In his court testimony, Ahmet Kemal Kalyoncu, 19, said the two minor plaintiffs, identified by their first names as Alper and Oguz, were his friends.

Kalyoncu recalled he had once met up with the two youths in Istanbul’s Taksim district, although he could not remember exactly when. Someone whose Turkish language skills indicated he was a foreigner was with them at the time, he said. The unidentified man told him that Alper and Oguz had gone to church and invited him to attend as well, although he said he had declined.

Prosecution lawyers told the judge that their two witnesses had been afraid to state the truth because they were “afraid of their families and friends,” and still under the influence of people involved in missionary activities.

“They are under pressure,” the plaintiff lawyers said, insisting this was the reason for the denials of the two youths, both under 18 years of age at the time of the alleged incidents.

“What kind of pressure are they under?” defendant Tastan asked. “It was the prosecution who called them to testify.”

Gendarme No-Show

Despite the court summons sent in March to the Silivri and Istanbul gendarme headquarters requesting six named gendarme soldiers to testify as prosecution witnesses in the case, there was no response from either military headquarters.

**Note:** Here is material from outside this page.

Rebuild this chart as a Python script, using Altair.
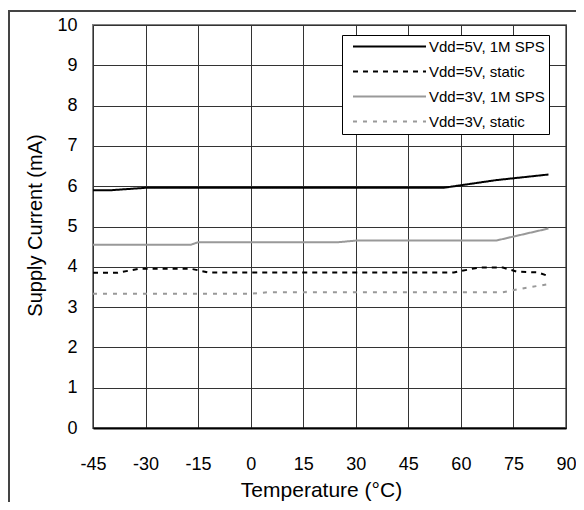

A report on the trial released yesterday on the Turkish news website Bianet noted that the initial charges prepared by the Silivri state prosecutor against Tastan and Topal were based on “a warning telephone call to the gendarme,” claiming that some Christian missionaries were trying to form illegal groups in local schools and making insults against Turkishness, the military and Islam.

Eleven months ago, the Silivri prosecutor had demanded that the court acquit the two Christians, declaring there was “not a single concrete, credible piece of evidence” to support the accusations against them.

But this prosecutor was removed from the case, and two months later the judge hearing the case withdrew over prosecution complaints that he was not impartial.

“Certainly the case will go on for another year or 18 months,” defense lawyer Haydar Polat told Compass today.

Although not under arrest, both of the defendants are being required to attend all the hearings, with the next hearing set for November 4.

“This is becoming very comical,” Tastan told Compass.

Ironically, two key figures pressing the Article 301 charges and promoting sensational media coverage of the drawn-out Silivri trial proceedings are now jailed themselves, unable to attend the last two hearings.

Both ultranationalist lawyer Kemal Kerincsiz and spokesperson Sevgi Erenerol of the bogus Turkish Orthodox Church are accused of playing leading roles in the so-called “Ergenekon gang.” Since mid-January, 47 people have been jailed facing trial for involvement in the alleged crime network, said to have orchestrated numerous killings and violence as part of a nationalist plot to overthrow the Turkish government by the year 2009.